• What you need to do: Leave the pictures out and quote every line from the start of the listing to the line with "const seriesNames = ['Bus", inclusive.

• Material:
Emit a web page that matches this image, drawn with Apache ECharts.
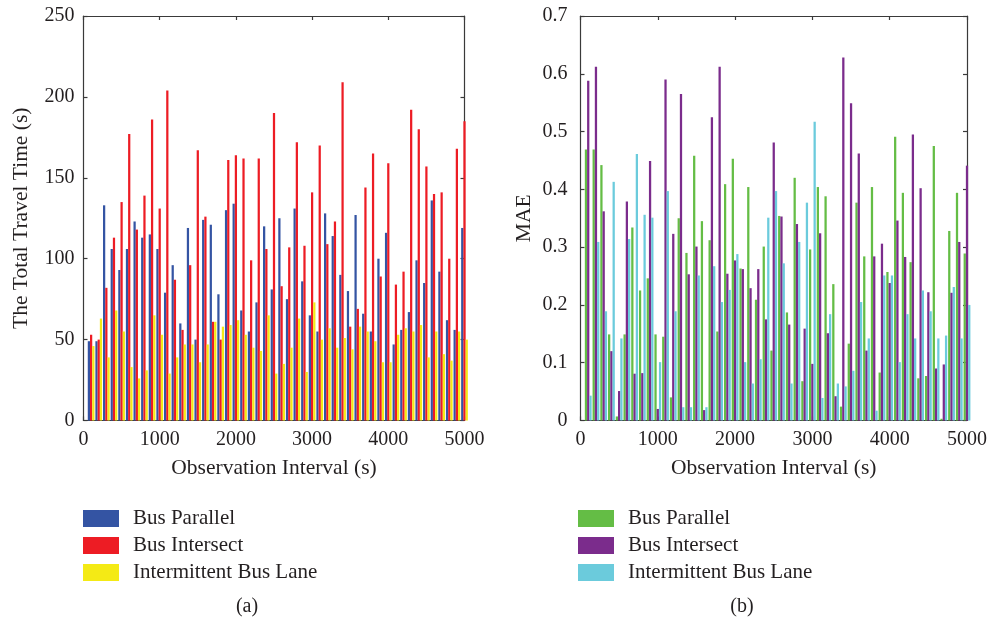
<!DOCTYPE html>
<html>
<head>
<meta charset="utf-8">
<script src="https://cdn.jsdelivr.net/npm/echarts/dist/echarts.min.js"></script>
<style>
  html, body { margin: 0; padding: 0; background: #ffffff; }
  #chart { width: 990px; height: 625px; }
</style>
</head>
<body>
<div id="chart"></div>
<script>
// Observation intervals (s): one bar group per interval
const intervals = [
  100, 200, 300, 400, 500, 600, 700, 800, 900, 1000,
  1100, 1200, 1300, 1400, 1500, 1600, 1700, 1800, 1900, 2000,
  2100, 2200, 2300, 2400, 2500, 2600, 2700, 2800, 2900, 3000,
  3100, 3200, 3300, 3400, 3500, 3600, 3700, 3800, 3900, 4000,
  4100, 4200, 4300, 4400, 4500, 4600, 4700, 4800, 4900, 5000
];

const seriesNames = ['Bus Parallel', 'Bus Intersect', 'Intermittent Bus Lane'];

// (a) total travel time (s)
const travelParallel = [
  49, 49, 133, 106, 93, 106, 123, 113, 115, 106,
  79, 96, 60, 119, 50, 124, 121, 78, 130, 134,
  68, 55, 73, 120, 81, 125, 75, 131, 86, 65,
  55, 128, 114, 90, 80, 127, 66, 55, 100, 116,
  47, 56, 67, 99, 85, 136, 92, 62, 56, 119
];
const travelIntersect = [
  53, 50, 82, 113, 135, 177, 118, 139, 186, 131,
  204, 87, 56, 96, 167, 126, 61, 50, 161, 164,
  162, 99, 162, 106, 190, 83, 107, 172, 108, 141,
  170, 109, 123, 209, 58, 69, 144, 165, 89, 159,
  84, 92, 192, 180, 157, 140, 141, 100, 168, 185
];
const travelIntermittent = [
  46, 63, 39, 68, 55, 33, 26, 31, 65, 53,
  29, 39, 47, 47, 36, 47, 61, 58, 59, 62,
  53, 45, 43, 65, 29, 35, 45, 63, 30, 73,
  50, 57, 45, 51, 44, 58, 55, 49, 36, 36,
  53, 57, 55, 59, 39, 55, 41, 37, 55, 50
];

// (b) mean absolute error
const maeParallel = [
  0.469, 0.469, 0.442, 0.149, 0.007, 0.149, 0.334, 0.225, 0.246, 0.149,
  0.145, 0.040, 0.350, 0.290, 0.458, 0.345, 0.312, 0.154, 0.409, 0.453,
  0.263, 0.404, 0.209, 0.301, 0.121, 0.354, 0.187, 0.420, 0.068, 0.296,
  0.404, 0.388, 0.236, 0.024, 0.133, 0.377, 0.284, 0.404, 0.083, 0.257,
  0.491, 0.394, 0.274, 0.073, 0.077, 0.475, 0.003, 0.328, 0.394, 0.289
];
const maeIntersect = [
  0.588, 0.612, 0.362, 0.120, 0.051, 0.379, 0.081, 0.082, 0.449, 0.020,
  0.590, 0.323, 0.565, 0.253, 0.301, 0.018, 0.525, 0.612, 0.254, 0.277,
  0.262, 0.229, 0.262, 0.175, 0.481, 0.353, 0.166, 0.340, 0.159, 0.098,
  0.324, 0.151, 0.042, 0.628, 0.549, 0.462, 0.121, 0.284, 0.306, 0.238,
  0.346, 0.283, 0.495, 0.402, 0.222, 0.090, 0.097, 0.221, 0.309, 0.441
];
const maeIntermittent = [
  0.043, 0.309, 0.189, 0.413, 0.142, 0.314, 0.461, 0.356, 0.351, 0.101,
  0.397, 0.189, 0.023, 0.023, 0.251, 0.023, 0.267, 0.205, 0.226, 0.288,
  0.101, 0.064, 0.106, 0.351, 0.397, 0.272, 0.064, 0.309, 0.377, 0.517,
  0.039, 0.184, 0.064, 0.059, 0.086, 0.205, 0.142, 0.017, 0.251, 0.251,
  0.101, 0.184, 0.142, 0.225, 0.189, 0.142, 0.147, 0.231, 0.142, 0.200
];

const colorsA = ['#3454a3', '#ed1c24', '#f4ea15'];
const colorsB = ['#64bd45', '#7b2c8c', '#6bcbdc'];

const FONT = 'Liberation Serif';
const TEXT = '#231f20';
const LINE = '#3a3a3a';

const pairs = (values) => intervals.map((x, i) => [x, values[i]]);
const plain = (v) => String(v);

// Shared axis look: boxed frame, inward ticks
function axisBase(extra) {
  return Object.assign({
    type: 'value',
    axisLine: { show: true, onZero: false, lineStyle: { color: LINE, width: 1.2 } },
    axisTick: { show: true, inside: true, length: 4, lineStyle: { color: LINE, width: 1.2 } },
    splitLine: { show: false },
    nameTextStyle: { fontFamily: FONT, fontSize: 21.5, color: TEXT },
    nameMoveOverlap: false
  }, extra);
}
function frameAxis(extra) {
  const a = axisBase(extra);
  a.axisLabel = { show: false };
  a.name = '';
  return a;
}
function labelStyle(margin) {
  return { show: true, fontFamily: FONT, fontSize: 20, color: TEXT, margin: margin, formatter: plain };
}

function barSeries(name, values, color, xi, yi) {
  return {
    type: 'bar',
    name: name,
    data: pairs(values),
    xAxisIndex: xi,
    yAxisIndex: yi,
    barGap: '0%',
    barCategoryGap: '12%',
    clip: true,
    itemStyle: { color: color },
    emphasis: { disabled: true }
  };
}

function legendFor(left, colors) {
  return {
    orient: 'vertical',
    left: left,
    top: 508,
    padding: 0,
    itemWidth: 36,
    itemHeight: 17,
    itemGap: 6,
    icon: 'rect',
    selectedMode: false,
    textStyle: { fontFamily: FONT, fontSize: 21, color: TEXT, padding: [0, 0, 0, 9] },
    data: seriesNames.map((n, i) => ({ name: n, itemStyle: { color: colors[i] } }))
  };
}

const chart = echarts.init(document.getElementById('chart'), null, { renderer: 'canvas' });

chart.setOption({
  animation: false,
  backgroundColor: '#ffffff',
  grid: [
    { left: 83.5, top: 16, width: 381, height: 404.5, containLabel: false, outerBoundsMode: 'none' },
    { left: 580.5, top: 16, width: 386.5, height: 404.5, containLabel: false, outerBoundsMode: 'none' }
  ],
  xAxis: [
    axisBase({ gridIndex: 0, position: 'bottom', min: 0, max: 5000, interval: 1000,
      name: 'Observation Interval (s)', nameLocation: 'middle', nameGap: 37,
      axisLabel: labelStyle(9) }),
    frameAxis({ gridIndex: 0, position: 'top', min: 0, max: 5000, interval: 1000 }),
    axisBase({ gridIndex: 1, position: 'bottom', min: 0, max: 5000, interval: 1000,
      name: 'Observation Interval (s)', nameLocation: 'middle', nameGap: 37,
      axisLabel: labelStyle(9) }),
    frameAxis({ gridIndex: 1, position: 'top', min: 0, max: 5000, interval: 1000 })
  ],
  yAxis: [
    axisBase({ gridIndex: 0, position: 'left', min: 0, max: 250, interval: 50,
      name: 'The Total Travel Time (s)', nameLocation: 'middle', nameGap: 51,
      axisLabel: labelStyle(9) }),
    frameAxis({ gridIndex: 0, position: 'right', min: 0, max: 250, interval: 50 }),
    axisBase({ gridIndex: 1, position: 'left', min: 0, max: 0.7, interval: 0.1,
      name: 'MAE', nameLocation: 'middle', nameGap: 45,
      axisLabel: labelStyle(13) }),
    frameAxis({ gridIndex: 1, position: 'right', min: 0, max: 0.7, interval: 0.1 })
  ],
  legend: [legendFor(83, colorsA), legendFor(578, colorsB)],
  series: [
    barSeries(seriesNames[0], travelParallel, colorsA[0], 0, 0),
    barSeries(seriesNames[1], travelIntersect, colorsA[1], 0, 0),
    barSeries(seriesNames[2], travelIntermittent, colorsA[2], 0, 0),
    barSeries(seriesNames[0], maeParallel, colorsB[0], 2, 2),
    barSeries(seriesNames[1], maeIntersect, colorsB[1], 2, 2),
    barSeries(seriesNames[2], maeIntermittent, colorsB[2], 2, 2)
  ],
  graphic: [
    { type: 'text', x: 247, y: 607, silent: true,
      style: { text: '(a)', font: '20px "Liberation Serif"', fill: TEXT, textAlign: 'center', textVerticalAlign: 'middle' } },
    { type: 'text', x: 742, y: 607, silent: true,
      style: { text: '(b)', font: '20px "Liberation Serif"', fill: TEXT, textAlign: 'center', textVerticalAlign: 'middle' } }
  ]
});
</script>
</body>
</html>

• The output:
Emit a web page that matches this image, drawn with Apache ECharts.
<!DOCTYPE html>
<html>
<head>
<meta charset="utf-8">
<script src="https://cdn.jsdelivr.net/npm/echarts/dist/echarts.min.js"></script>
<style>
  html, body { margin: 0; padding: 0; background: #ffffff; }
  #chart { width: 990px; height: 625px; }
</style>
</head>
<body>
<div id="chart"></div>
<script>
// Observation intervals (s): one bar group per interval
const intervals = [
  100, 200, 300, 400, 500, 600, 700, 800, 900, 1000,
  1100, 1200, 1300, 1400, 1500, 1600, 1700, 1800, 1900, 2000,
  2100, 2200, 2300, 2400, 2500, 2600, 2700, 2800, 2900, 3000,
  3100, 3200, 3300, 3400, 3500, 3600, 3700, 3800, 3900, 4000,
  4100, 4200, 4300, 4400, 4500, 4600, 4700, 4800, 4900, 5000
];

const seriesNames = ['Bus Parallel', 'Bus Intersect', 'Intermittent Bus Lane'];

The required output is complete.